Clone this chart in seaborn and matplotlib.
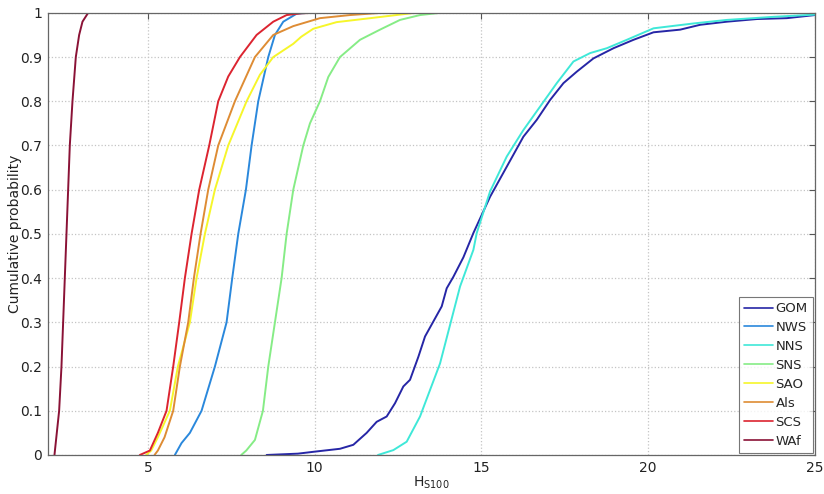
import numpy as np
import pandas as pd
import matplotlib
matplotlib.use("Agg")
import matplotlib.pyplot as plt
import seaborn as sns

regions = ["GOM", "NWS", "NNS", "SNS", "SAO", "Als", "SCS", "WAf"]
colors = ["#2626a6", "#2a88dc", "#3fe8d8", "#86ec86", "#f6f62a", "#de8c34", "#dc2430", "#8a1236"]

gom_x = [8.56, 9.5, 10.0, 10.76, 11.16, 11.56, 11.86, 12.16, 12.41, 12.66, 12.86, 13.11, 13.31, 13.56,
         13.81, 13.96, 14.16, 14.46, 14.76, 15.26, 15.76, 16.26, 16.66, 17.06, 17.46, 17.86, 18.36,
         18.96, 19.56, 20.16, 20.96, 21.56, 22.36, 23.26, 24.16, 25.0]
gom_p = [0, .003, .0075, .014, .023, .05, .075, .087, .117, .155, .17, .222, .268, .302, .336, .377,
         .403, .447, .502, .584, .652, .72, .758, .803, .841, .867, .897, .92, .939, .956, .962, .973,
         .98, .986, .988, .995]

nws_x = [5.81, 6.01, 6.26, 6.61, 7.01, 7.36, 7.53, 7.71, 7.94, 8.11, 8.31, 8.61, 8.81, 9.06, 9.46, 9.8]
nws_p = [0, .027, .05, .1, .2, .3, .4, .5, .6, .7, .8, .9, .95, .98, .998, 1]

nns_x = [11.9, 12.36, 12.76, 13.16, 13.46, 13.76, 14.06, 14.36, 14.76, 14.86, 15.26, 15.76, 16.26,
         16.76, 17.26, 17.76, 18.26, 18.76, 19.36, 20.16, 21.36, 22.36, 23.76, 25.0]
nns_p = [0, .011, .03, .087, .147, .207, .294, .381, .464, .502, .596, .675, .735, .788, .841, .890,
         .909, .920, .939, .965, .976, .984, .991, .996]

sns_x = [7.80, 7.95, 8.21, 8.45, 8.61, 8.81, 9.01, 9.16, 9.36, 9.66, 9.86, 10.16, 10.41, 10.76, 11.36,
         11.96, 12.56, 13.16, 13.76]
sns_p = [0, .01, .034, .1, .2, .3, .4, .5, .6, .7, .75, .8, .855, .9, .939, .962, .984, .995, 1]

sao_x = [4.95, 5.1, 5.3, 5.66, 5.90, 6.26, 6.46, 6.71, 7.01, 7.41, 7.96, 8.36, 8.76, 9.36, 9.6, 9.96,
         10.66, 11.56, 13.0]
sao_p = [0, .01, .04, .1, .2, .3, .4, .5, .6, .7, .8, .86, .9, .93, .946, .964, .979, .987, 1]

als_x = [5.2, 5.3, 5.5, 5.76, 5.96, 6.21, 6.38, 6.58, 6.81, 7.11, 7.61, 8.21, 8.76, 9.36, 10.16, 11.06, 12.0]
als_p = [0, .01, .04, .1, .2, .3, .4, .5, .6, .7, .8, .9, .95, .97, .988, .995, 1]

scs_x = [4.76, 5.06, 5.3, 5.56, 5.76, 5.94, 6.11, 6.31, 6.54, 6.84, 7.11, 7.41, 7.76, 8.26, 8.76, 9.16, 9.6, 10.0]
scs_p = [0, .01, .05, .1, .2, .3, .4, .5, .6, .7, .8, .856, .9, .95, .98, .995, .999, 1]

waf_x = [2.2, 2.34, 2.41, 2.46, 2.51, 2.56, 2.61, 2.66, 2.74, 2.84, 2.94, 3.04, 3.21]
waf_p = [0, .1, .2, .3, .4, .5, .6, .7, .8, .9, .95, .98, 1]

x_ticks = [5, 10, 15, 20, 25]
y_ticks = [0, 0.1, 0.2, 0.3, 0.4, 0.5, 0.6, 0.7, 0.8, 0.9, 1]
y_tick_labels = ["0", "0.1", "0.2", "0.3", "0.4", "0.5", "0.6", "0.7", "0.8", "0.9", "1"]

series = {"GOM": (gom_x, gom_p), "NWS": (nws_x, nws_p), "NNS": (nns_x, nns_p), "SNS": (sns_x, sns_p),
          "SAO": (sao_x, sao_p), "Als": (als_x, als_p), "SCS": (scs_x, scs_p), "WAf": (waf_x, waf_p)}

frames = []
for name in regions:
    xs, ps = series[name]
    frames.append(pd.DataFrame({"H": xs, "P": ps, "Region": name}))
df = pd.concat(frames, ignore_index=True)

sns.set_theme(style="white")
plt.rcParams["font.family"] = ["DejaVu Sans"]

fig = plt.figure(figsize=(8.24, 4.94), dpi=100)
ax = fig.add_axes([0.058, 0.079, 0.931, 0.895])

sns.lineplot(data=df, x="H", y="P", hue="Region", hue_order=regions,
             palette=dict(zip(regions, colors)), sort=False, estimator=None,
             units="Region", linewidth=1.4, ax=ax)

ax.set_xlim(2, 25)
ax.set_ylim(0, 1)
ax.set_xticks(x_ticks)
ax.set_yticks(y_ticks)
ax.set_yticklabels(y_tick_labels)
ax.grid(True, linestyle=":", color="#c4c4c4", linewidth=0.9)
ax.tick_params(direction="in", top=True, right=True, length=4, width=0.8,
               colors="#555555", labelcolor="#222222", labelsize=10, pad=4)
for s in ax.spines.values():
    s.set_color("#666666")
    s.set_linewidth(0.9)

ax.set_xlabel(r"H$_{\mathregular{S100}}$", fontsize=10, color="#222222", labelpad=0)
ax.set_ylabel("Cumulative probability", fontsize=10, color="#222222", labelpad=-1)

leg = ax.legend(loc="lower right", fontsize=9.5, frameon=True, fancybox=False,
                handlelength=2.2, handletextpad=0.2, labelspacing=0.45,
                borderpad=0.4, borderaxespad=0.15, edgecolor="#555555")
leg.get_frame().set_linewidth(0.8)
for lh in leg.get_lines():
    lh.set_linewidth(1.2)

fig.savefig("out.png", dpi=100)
++++++
What you are asked to do. In your copy of the listing above, reproduce each line exactly and omit all pictures.

Written answer.
Clone this chart in seaborn and matplotlib.
import numpy as np
import pandas as pd
import matplotlib
matplotlib.use("Agg")
import matplotlib.pyplot as plt
import seaborn as sns

regions = ["GOM", "NWS", "NNS", "SNS", "SAO", "Als", "SCS", "WAf"]
colors = ["#2626a6", "#2a88dc", "#3fe8d8", "#86ec86", "#f6f62a", "#de8c34", "#dc2430", "#8a1236"]

gom_x = [8.56, 9.5, 10.0, 10.76, 11.16, 11.56, 11.86, 12.16, 12.41, 12.66, 12.86, 13.11, 13.31, 13.56,
         13.81, 13.96, 14.16, 14.46, 14.76, 15.26, 15.76, 16.26, 16.66, 17.06, 17.46, 17.86, 18.36,
         18.96, 19.56, 20.16, 20.96, 21.56, 22.36, 23.26, 24.16, 25.0]
gom_p = [0, .003, .0075, .014, .023, .05, .075, .087, .117, .155, .17, .222, .268, .302, .336, .377,
         .403, .447, .502, .584, .652, .72, .758, .803, .841, .867, .897, .92, .939, .956, .962, .973,
         .98, .986, .988, .995]

nws_x = [5.81, 6.01, 6.26, 6.61, 7.01, 7.36, 7.53, 7.71, 7.94, 8.11, 8.31, 8.61, 8.81, 9.06, 9.46, 9.8]
nws_p = [0, .027, .05, .1, .2, .3, .4, .5, .6, .7, .8, .9, .95, .98, .998, 1]

nns_x = [11.9, 12.36, 12.76, 13.16, 13.46, 13.76, 14.06, 14.36, 14.76, 14.86, 15.26, 15.76, 16.26,
         16.76, 17.26, 17.76, 18.26, 18.76, 19.36, 20.16, 21.36, 22.36, 23.76, 25.0]
nns_p = [0, .011, .03, .087, .147, .207, .294, .381, .464, .502, .596, .675, .735, .788, .841, .890,
         .909, .920, .939, .965, .976, .984, .991, .996]

sns_x = [7.80, 7.95, 8.21, 8.45, 8.61, 8.81, 9.01, 9.16, 9.36, 9.66, 9.86, 10.16, 10.41, 10.76, 11.36,
         11.96, 12.56, 13.16, 13.76]
sns_p = [0, .01, .034, .1, .2, .3, .4, .5, .6, .7, .75, .8, .855, .9, .939, .962, .984, .995, 1]

sao_x = [4.95, 5.1, 5.3, 5.66, 5.90, 6.26, 6.46, 6.71, 7.01, 7.41, 7.96, 8.36, 8.76, 9.36, 9.6, 9.96,
         10.66, 11.56, 13.0]
sao_p = [0, .01, .04, .1, .2, .3, .4, .5, .6, .7, .8, .86, .9, .93, .946, .964, .979, .987, 1]

als_x = [5.2, 5.3, 5.5, 5.76, 5.96, 6.21, 6.38, 6.58, 6.81, 7.11, 7.61, 8.21, 8.76, 9.36, 10.16, 11.06, 12.0]
als_p = [0, .01, .04, .1, .2, .3, .4, .5, .6, .7, .8, .9, .95, .97, .988, .995, 1]

scs_x = [4.76, 5.06, 5.3, 5.56, 5.76, 5.94, 6.11, 6.31, 6.54, 6.84, 7.11, 7.41, 7.76, 8.26, 8.76, 9.16, 9.6, 10.0]
scs_p = [0, .01, .05, .1, .2, .3, .4, .5, .6, .7, .8, .856, .9, .95, .98, .995, .999, 1]

waf_x = [2.2, 2.34, 2.41, 2.46, 2.51, 2.56, 2.61, 2.66, 2.74, 2.84, 2.94, 3.04, 3.21]
waf_p = [0, .1, .2, .3, .4, .5, .6, .7, .8, .9, .95, .98, 1]

x_ticks = [5, 10, 15, 20, 25]
y_ticks = [0, 0.1, 0.2, 0.3, 0.4, 0.5, 0.6, 0.7, 0.8, 0.9, 1]
y_tick_labels = ["0", "0.1", "0.2", "0.3", "0.4", "0.5", "0.6", "0.7", "0.8", "0.9", "1"]

series = {"GOM": (gom_x, gom_p), "NWS": (nws_x, nws_p), "NNS": (nns_x, nns_p), "SNS": (sns_x, sns_p),
          "SAO": (sao_x, sao_p), "Als": (als_x, als_p), "SCS": (scs_x, scs_p), "WAf": (waf_x, waf_p)}

frames = []
for name in regions:
    xs, ps = series[name]
    frames.append(pd.DataFrame({"H": xs, "P": ps, "Region": name}))
df = pd.concat(frames, ignore_index=True)

sns.set_theme(style="white")
plt.rcParams["font.family"] = ["DejaVu Sans"]

fig = plt.figure(figsize=(8.24, 4.94), dpi=100)
ax = fig.add_axes([0.058, 0.079, 0.931, 0.895])

sns.lineplot(data=df, x="H", y="P", hue="Region", hue_order=regions,
             palette=dict(zip(regions, colors)), sort=False, estimator=None,
             units="Region", linewidth=1.4, ax=ax)

ax.set_xlim(2, 25)
ax.set_ylim(0, 1)
ax.set_xticks(x_ticks)
ax.set_yticks(y_ticks)
ax.set_yticklabels(y_tick_labels)
ax.grid(True, linestyle=":", color="#c4c4c4", linewidth=0.9)
ax.tick_params(direction="in", top=True, right=True, length=4, width=0.8,
               colors="#555555", labelcolor="#222222", labelsize=10, pad=4)
for s in ax.spines.values():
    s.set_color("#666666")
    s.set_linewidth(0.9)

ax.set_xlabel(r"H$_{\mathregular{S100}}$", fontsize=10, color="#222222", labelpad=0)
ax.set_ylabel("Cumulative probability", fontsize=10, color="#222222", labelpad=-1)

leg = ax.legend(loc="lower right", fontsize=9.5, frameon=True, fancybox=False,
                handlelength=2.2, handletextpad=0.2, labelspacing=0.45,
                borderpad=0.4, borderaxespad=0.15, edgecolor="#555555")
leg.get_frame().set_linewidth(0.8)
for lh in leg.get_lines():
    lh.set_linewidth(1.2)

fig.savefig("out.png", dpi=100)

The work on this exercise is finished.